Using Forecast-ability Analysis to Help Put Forecasting Performance in Perspective
By: Tina Lalor
December 07, 2015
How to be Careful with Using Forecast Accuracy as a Job Performance Metric
In Demand and Supply Planning, many KPIs hinge upon the idea of accuracy – particularly forecast accuracy. You may spend a lot of time trying to determine the degree of accuracy of your forecast, using various statistical measurements such as MAPE, WMAPE, MAE, RMSE, and others. You may measure accuracy over time and through various parts of your process using a technique such as Forecast Value Add. Consequently, as a forecaster or demand planner, part of your job performance may be judged by the accuracy of your forecast and the improvement in accuracy over time.
In order to set the appropriate metrics you need to know the forecast-ability of your products and the best techniques to use for forecasting. Otherwise, you may be placing your future career prospects in the hands of random fluctuations. Do you know how volatile your product sales are? How much variance can you explain by demand factors versus random vacillations? Will you be judged differently for different products, such as new products or markets versus established ones? You should have a basic understanding of these factors before you embark on personal KPIs based on these metrics.
How do you achieve this understanding? Forecast-ability AnalysisTM.
Forecast-ability Analysis segments your business’ products in various ways to uncover the variability and value in your mix. It is similar to an ABC/XYZ analysis. Forecast-ability Analysis tells you which products or product groups are the most valuable to your company, and how forecast-able they are. To learn more about Forecast-ability AnalysisTM, check out this infographic. By segmenting your product mix in this way, you are better able to understand where you should spend your time and get the most bang for the buck.
Your company management should agree. You shouldn’t waste time trying to improve the statistical forecast for products that do not forecast well. This is where you should apply different techniques such as collaboration for the high value ones and various inventory strategies such as re-order point (ROP) on the low value ones.
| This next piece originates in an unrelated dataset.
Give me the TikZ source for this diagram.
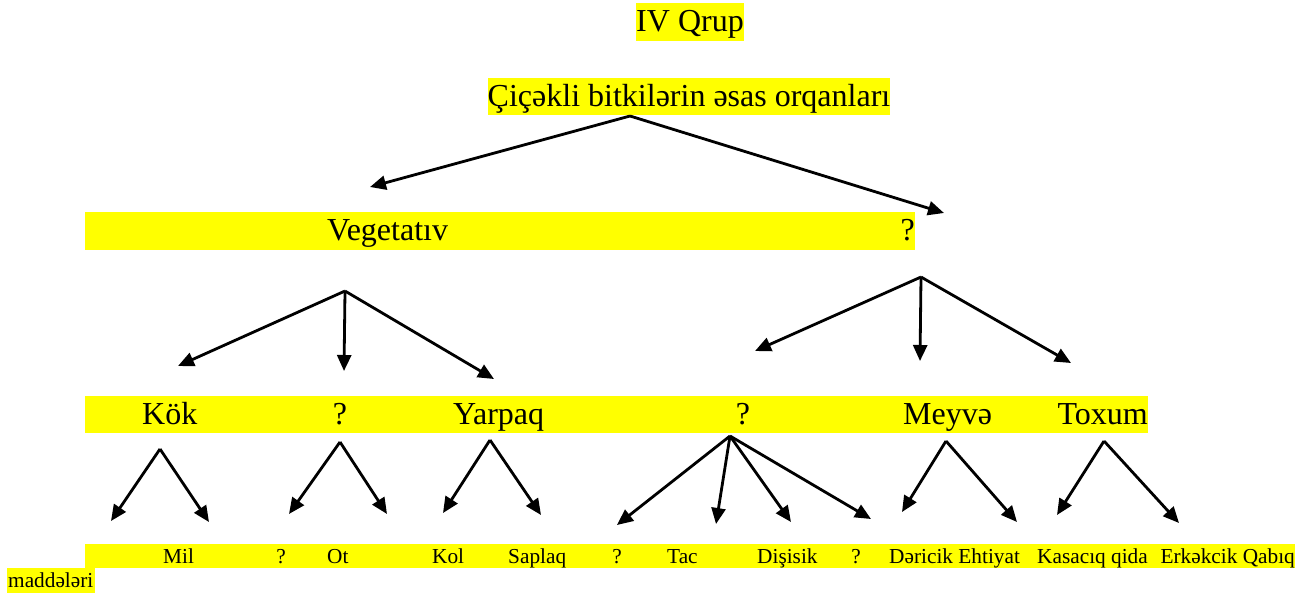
\documentclass[tikz,border=0pt]{standalone}
\usepackage{fontspec}
\setmainfont{Liberation Serif}
\usetikzlibrary{arrows.meta}
\definecolor{hl}{RGB}{255,255,0}
\tikzset{
  big/.style={font=\fontsize{32}{36}\selectfont, inner sep=0pt, anchor=base},
  small/.style={font=\fontsize{21.3}{24}\selectfont, inner sep=0pt, anchor=base},
  band/.style={fill=hl, draw=none},
  arr/.style={line width=2.8pt, -{Triangle[length=16pt,width=14pt]}}
}
\begin{document}
\begin{tikzpicture}[x=1pt,y=-1pt]
\useasboundingbox (0,0) rectangle (1308,595);
% highlight bands
\fill[band] (636,3) rectangle (744,41);
\fill[band] (488,78) rectangle (890,115);
\fill[band] (85,212) rectangle (915,250);
\fill[band] (85,396) rectangle (1148,433);
\fill[band] (85,544) rectangle (1295,568);
\fill[band] (7,568) rectangle (95,593);
% titles
\node[big] (title) at (690,31.5) {IV Qrup};
\node[big] (root) at (689,106.5) {Çiçəkli bitkilərin əsas orqanları};
% row 2
\node[big, anchor=base west] (veg) at (327,240.5) {Vegetatıv};
\node[big, anchor=base east] (gen) at (915,240.5) {?};
% row 3
\node[big, anchor=base west] (kok) at (142,424.5) {Kök};
\node[big] (q1) at (340,424.5) {?};
\node[big, anchor=base west] (yarpaq) at (453,424.5) {Yarpaq};
\node[big] (q2) at (743,424.5) {?};
\node[big, anchor=base west] (meyve) at (903,424.5) {Meyvə};
\node[big, anchor=base east] (toxum) at (1148,424.5) {Toxum};
% row 4
\node[small, anchor=base west] (mil) at (163,563) {Mil};
\node[small] (q3) at (281,563) {?};
\node[small, anchor=base west] (ot) at (327,563) {Ot};
\node[small, anchor=base west] (kol) at (432,563) {Kol};
\node[small, anchor=base west] (saplaq) at (508,563) {Saplaq};
\node[small] (q4) at (617,563) {?};
\node[small, anchor=base west] (tac) at (667,563) {Tac};
\node[small, anchor=base west] (disisik) at (757,563) {Dişisik};
\node[small] (q5) at (856,563) {?};
\node[small, anchor=base west] (dericik) at (889,563) {Dəricik Ehtiyat};
\node[small, anchor=base west] (kasaciq) at (1037,563) {Kasacıq qida};
\node[small, anchor=base east] (erkekcik) at (1295,563) {Erkəkcik Qabıq};
\node[small, anchor=base west] (maddeleri) at (8,587) {maddələri};
% apex and tip coordinates
\coordinate (a0) at (630,116);
\coordinate (t0l) at (370,187);
\coordinate (t0r) at (944,213);
\coordinate (a1) at (345,291);
\coordinate (t1a) at (178,366);
\coordinate (t1b) at (344,371);
\coordinate (t1c) at (494,379);
\coordinate (a2) at (921,277);
\coordinate (t2a) at (755,351);
\coordinate (t2b) at (920,361);
\coordinate (t2c) at (1071,363);
\coordinate (a3) at (160,449);
\coordinate (t3a) at (111,521);
\coordinate (t3b) at (209,522);
\coordinate (a4) at (340,442);
\coordinate (t4a) at (289,514);
\coordinate (t4b) at (387,514);
\coordinate (a5) at (490,440);
\coordinate (t5a) at (443,513);
\coordinate (t5b) at (541,515);
\coordinate (a6) at (730,436);
\coordinate (t6a) at (617,525);
\coordinate (t6b) at (716,524);
\coordinate (t6c) at (791,522);
\coordinate (t6d) at (871,519);
\coordinate (a7) at (946,441);
\coordinate (t7a) at (902,512);
\coordinate (t7b) at (1017,522);
\coordinate (a8) at (1104,441);
\coordinate (t8a) at (1057,515);
\coordinate (t8b) at (1179,523);
% arrows
\draw[arr] (a0) -- (t0l);
\draw[arr] (a0) -- (t0r);
\draw[arr] (a1) -- (t1a);
\draw[arr] (a1) -- (t1b);
\draw[arr] (a1) -- (t1c);
\draw[arr] (a2) -- (t2a);
\draw[arr] (a2) -- (t2b);
\draw[arr] (a2) -- (t2c);
\draw[arr] (a3) -- (t3a);
\draw[arr] (a3) -- (t3b);
\draw[arr] (a4) -- (t4a);
\draw[arr] (a4) -- (t4b);
\draw[arr] (a5) -- (t5a);
\draw[arr] (a5) -- (t5b);
\draw[arr] (a6) -- (t6a);
\draw[arr] (a6) -- (t6b);
\draw[arr] (a6) -- (t6c);
\draw[arr] (a6) -- (t6d);
\draw[arr] (a7) -- (t7a);
\draw[arr] (a7) -- (t7b);
\draw[arr] (a8) -- (t8a);
\draw[arr] (a8) -- (t8b);
\end{tikzpicture}
\end{document}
How that value is determined is up to you and management, but you should be looking at things like revenue and margin.
The process also tells you at what level you should be initiating your forecast. Rather than forecasting initially at the SKU level, perhaps you will get a more accurate forecast and thereby a better supply plan when you forecast at the product family level, and then blow that forecast down to the SKUs. You want to start your forecast at the right level and do it consistently.
In addition, you need to determine how much volatility is forecastable and what is random. Some companies and industries have inherently high volatility. You should create a measurement to determine the difference between randomness and forecast error. One way to do this, as Larry Lapide illustrated in his most recent post, is to first calculate a product’s Mean Absolute Percent Variation (MAPV), which is equal to the average absolute deviation from the historical mean demand divided by the historical mean demand and expressed as a percent. Then compare the MAPE with the MAPV to get an indication of how well one is forecasting compared to random variability. For example, if a product’s MAPV is 40% and its MAPE is 20%, then the forecasting process is explaining half of the inherent variations. Meanwhile if the MAPE is 60%, then the process is making things worse by adding more variation and uncertainty into the forecast.
Moreover, your product’s lifecycle has a large effect on forecast-ability. You need to identify what stage your products are at so you can apply the right forecasting method. New products are inherently more difficult to forecast and therefore need much more attention compared to established products. This is all part of Forecast-ability Analysis.
With Forecast-ability Analysis, you can go to your boss armed with a more accurate understanding of the dynamics of your business. From this point you will be able to create meaningful KPIs and goals for you and your forecasting team. He or she should laude you for this effort in making the company more efficient, and you will have a solid ground for launching a better career going forward.